CPI (M) national general secretary Sitaram Yechury on Wednesday said the Left parties and other secular entities are in talks for fielding a common candidate against the BJP nominee for the upcoming presidential election.
“We want the country’s President to be a ‘secular custodian’ of the Constitution who can safeguard democracy, but not a ‘communal’ one. Our efforts are to put up a candidate who is a true representative of the Constitution, lest the country should land in great danger,” Mr. Yechury observed.
Speaking at a Meet-the-Press programme here, he said the Left parties have resolved to stage a massive protest outside Parliament during the monsoon session as part of their endeavour to drum up support against the BJP which was thriving on communal polarisation and caste-based social re-engineering.
Mr. Yechury said the CPI(M) was going to ask the Election Commission to ensure that Electronic Voting Machines (EVMs), which have become a subject of controversy following the allegations of tampering and a demonstration given in the Delhi Assembly by an Aam Aadmi Party (AAP) MLA, should compulsorily have paper trails, at the meeting scheduled to be held on May 12.
If recounting becomes essential, it should be done on the basis of the print-outs taken from the machines.
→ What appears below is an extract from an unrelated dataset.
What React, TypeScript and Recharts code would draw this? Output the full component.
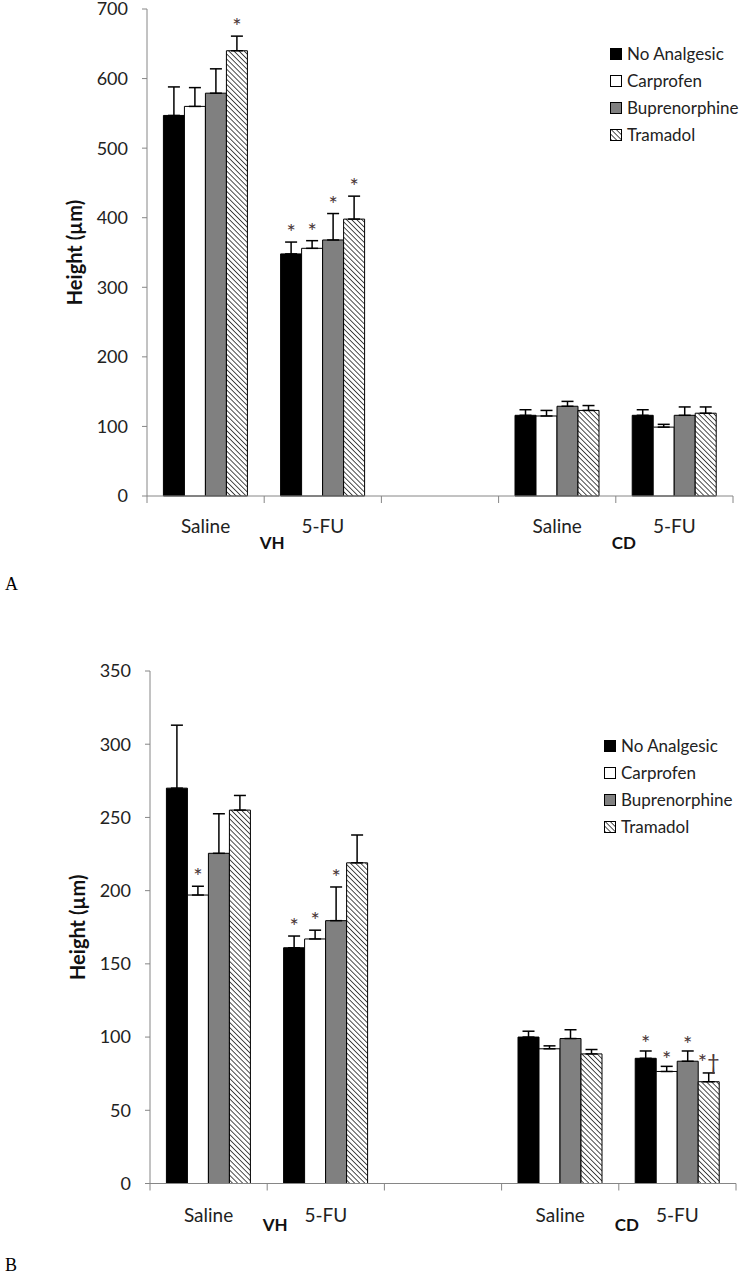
import React from "react";
import { BarChart, Bar, XAxis, YAxis, ErrorBar, LabelList, Legend } from "recharts";

const categories = ["Saline", "5-FU", "", "Saline", "5-FU"];
// group name drawn at the left edge of this slot
const groups = ["", "VH", "", "", "CD"];
const seriesNames = ["No Analgesic", "Carprofen", "Buprenorphine", "Tramadol"];

// Panel A
const aNoAnalgesic = [547, 348, null, 116, 116];
const aCarprofen = [560, 356, null, 115, 99];
const aBuprenorphine = [579, 368, null, 129, 116];
const aTramadol = [640, 398, null, 123, 119];
const aNoAnalgesicErr = [41, 17, null, 8, 8];
const aCarprofenErr = [27, 11, null, 8, 4];
const aBuprenorphineErr = [35, 38, null, 7, 12];
const aTramadolErr = [21, 33, null, 7, 9];
const aNoAnalgesicMark = ["", "*", "", "", ""];
const aCarprofenMark = ["", "*", "", "", ""];
const aBuprenorphineMark = ["", "*", "", "", ""];
const aTramadolMark = ["*", "*", "", "", ""];
const aTicks = [0, 100, 200, 300, 400, 500, 600, 700];

// Panel B
const bNoAnalgesic = [270, 161, null, 100, 85.5];
const bCarprofen = [197, 167, null, 92, 76.5];
const bBuprenorphine = [225.5, 179.5, null, 99, 83.5];
const bTramadol = [255, 219, null, 88.5, 69.5];
const bNoAnalgesicErr = [43, 8, null, 4, 5];
const bCarprofenErr = [6, 6, null, 2, 3.5];
const bBuprenorphineErr = [27, 23, null, 6, 7];
const bTramadolErr = [10, 19, null, 3, 6];
const bNoAnalgesicMark = ["", "*", "", "", "*"];
const bCarprofenMark = ["*", "*", "", "", "*"];
const bBuprenorphineMark = ["", "*", "", "", "*"];
const bTramadolMark = ["", "", "", "", "*\u2020"];
const bTicks = [0, 50, 100, 150, 200, 250, 300, 350];

const FONT = "Lato, 'Noto Sans', sans-serif";
const AXIS = "#868686";
const fills = ["#000000", "#ffffff", "#808080", "hatch"];

type Num = number | null;

const Hatch = ({ id }: { id: string }) => (
  <pattern id={id} patternUnits="userSpaceOnUse" width={3.6} height={3.6} patternTransform="rotate(-45)">
    <rect width={3.6} height={3.6} fill="#ffffff" />
    <line x1={0} y1={0} x2={0} y2={3.6} stroke="#222" strokeWidth={1.6} />
  </pattern>
);

const CategoryTick = (props: any) => {
  const { x, y, payload, index, band, catDy, groupDy } = props;
  const left = x - band / 2;
  return (
    <g>
      <line x1={left} y1={y} x2={left} y2={y + 7} stroke={AXIS} />
      {index === categories.length - 1 && (
        <line x1={x + band / 2} y1={y} x2={x + band / 2} y2={y + 7} stroke={AXIS} />
      )}
      <text x={x} y={y + catDy} textAnchor="middle" fontFamily={FONT} fontSize={19} fill="#222">
        {payload.value}
      </text>
      {groups[index] && (
        <text x={left + 8} y={y + groupDy} textAnchor="middle" fontFamily={FONT} fontSize={17} fontWeight="bold" fill="#111">
          {groups[index]}
        </text>
      )}
    </g>
  );
};

const makeMark = (means: Num[], errs: Num[]) => (props: any) => {
  const { x, y, width, height, value, index } = props;
  if (!value) return null;
  const mean = means[index] ?? 0;
  const err = errs[index] ?? 0;
  const errPx = mean ? (err * height) / mean : 0;
  const lift = String(value).length > 1 ? 8 : 2;
  return (
    <text x={x + width / 2} y={y - errPx - lift} textAnchor="middle" fontFamily={FONT} fontSize={22} fill="#4a3636">
      {value}
    </text>
  );
};

const LegendBox = ({ id }: { id: string }) => (
  <div style={{ fontFamily: FONT, fontSize: 17, color: "#222" }}>
    {seriesNames.map((name, i) => (
      <div key={name} style={{ display: "flex", alignItems: "center", height: 27 }}>
        <svg width={12} height={12} style={{ marginRight: 5 }}>
          <defs>
            <Hatch id={id + "-lg"} />
          </defs>
          <rect x={0.5} y={0.5} width={11} height={11} stroke="#000"
            fill={fills[i] === "hatch" ? `url(#${id}-lg)` : fills[i]} />
        </svg>
        <span>{name}</span>
      </div>
    ))}
  </div>
);

type PanelProps = {
  id: string;
  means: Num[][];
  errs: Num[][];
  marks: string[][];
  ticks: number[];
  height: number;
  margin: { top: number; right: number; bottom: number; left: number };
  legendPos: { left: number; top: number };
  catDy: number;
  groupDy: number;
};

const Panel = ({ id, means, errs, marks, ticks, height, margin, legendPos, catDy, groupDy }: PanelProps) => {
  const width = 742;
  const yAxisWidth = 80;
  const band = (width - margin.left - margin.right - yAxisWidth) / categories.length;
  const data = categories.map((name, i) => {
    const row: any = { name };
    means.forEach((m, s) => {
      row["s" + s] = m[i];
      row["e" + s] = errs[s][i] == null ? null : [0, errs[s][i]];
      row["m" + s] = marks[s][i];
    });
    return row;
  });
  return (
    <BarChart width={width} height={height} data={data} margin={margin} barGap={0} barCategoryGap="14%"
      style={{ overflow: "visible" }}>
      <defs>
        <Hatch id={id} />
      </defs>
      <XAxis
        dataKey="name"
        interval={0}
        height={56}
        tickLine={false}
        tickSize={0}
        tickMargin={0}
        axisLine={{ stroke: AXIS }}
        tick={(p: any) => <CategoryTick {...p} band={band} catDy={catDy} groupDy={groupDy} />}
      />
      <YAxis
        domain={[ticks[0], ticks[ticks.length - 1]]}
        ticks={ticks}
        interval={0}
        width={yAxisWidth}
        tickSize={5}
        tickMargin={14}
        axisLine={{ stroke: AXIS }}
        tickLine={{ stroke: AXIS }}
        tick={{ fontFamily: FONT, fontSize: 18, fill: "#222" }}
        label={{
          value: "Height (\u00b5m)",
          angle: -90,
          position: "insideLeft",
          offset: 8,
          style: { textAnchor: "middle", fontFamily: FONT, fontSize: 20, fontWeight: "bold", fill: "#111" },
        }}
      />
      <Legend
        layout="vertical"
        align="center"
        verticalAlign="middle"
        wrapperStyle={{ left: legendPos.left, top: legendPos.top, width: 140 }}
        content={() => <LegendBox id={id} />}
      />
      {means.map((m, s) => (
        <Bar
          key={s}
          dataKey={"s" + s}
          name={seriesNames[s]}
          fill={fills[s] === "hatch" ? `url(#${id})` : fills[s]}
          stroke="#000"
          strokeWidth={1}
          isAnimationActive={false}
        >
          <ErrorBar dataKey={"e" + s} direction="y" width={6} stroke="#000" strokeWidth={1.5} />
          <LabelList dataKey={"m" + s} content={makeMark(m, errs[s])} />
        </Bar>
      ))}
    </BarChart>
  );
};

export default function App() {
  return (
    <div style={{ position: "absolute", left: 0, top: 0, width: 742, height: 1274, background: "#fff" }}>
      <div style={{ position: "absolute", left: 0, top: 1 }}>
        <Panel
          id="hatchA"
          means={[aNoAnalgesic, aCarprofen, aBuprenorphine, aTramadol]}
          errs={[aNoAnalgesicErr, aCarprofenErr, aBuprenorphineErr, aTramadolErr]}
          marks={[aNoAnalgesicMark, aCarprofenMark, aBuprenorphineMark, aTramadolMark]}
          ticks={aTicks}
          height={560}
          margin={{ top: 8, right: 9, bottom: 9, left: 67 }}
          legendPos={{ left: 610, top: 39 }}
          catDy={37}
          groupDy={53}
        />
      </div>
      <div style={{ position: "absolute", left: 5, top: 575, fontFamily: "'Liberation Serif', serif", fontSize: 18, lineHeight: "18px" }}>A</div>
      <div style={{ position: "absolute", left: 0, top: 600 }}>
        <Panel
          id="hatchB"
          means={[bNoAnalgesic, bCarprofen, bBuprenorphine, bTramadol]}
          errs={[bNoAnalgesicErr, bCarprofenErr, bBuprenorphineErr, bTramadolErr]}
          marks={[bNoAnalgesicMark, bCarprofenMark, bBuprenorphineMark, bTramadolMark]}
          ticks={bTicks}
          height={674}
          margin={{ top: 71, right: 6, bottom: 34.5, left: 70 }}
          legendPos={{ left: 604, top: 132 }}
          catDy={38}
          groupDy={47}
        />
      </div>
      <div style={{ position: "absolute", left: 5, top: 1256, fontFamily: "'Liberation Serif', serif", fontSize: 18, lineHeight: "18px" }}>B</div>
    </div>
  );
}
The Supreme Court had directed that funds should be made available to the EC to have the EVMs equipped with the paper but the BJP government had so far not released money and it has no explanation for it.
Electoral reforms
Mr. Yechury said it was high time to have elections conducted in the ‘proportionate representation’ system and a ban imposed on corporate funding of the political parties.
A public fund should be created and kept at the disposal of the EC for State-funding of elections.
He said not less than 12,000 farmers had committed suicide in each one of the last three years.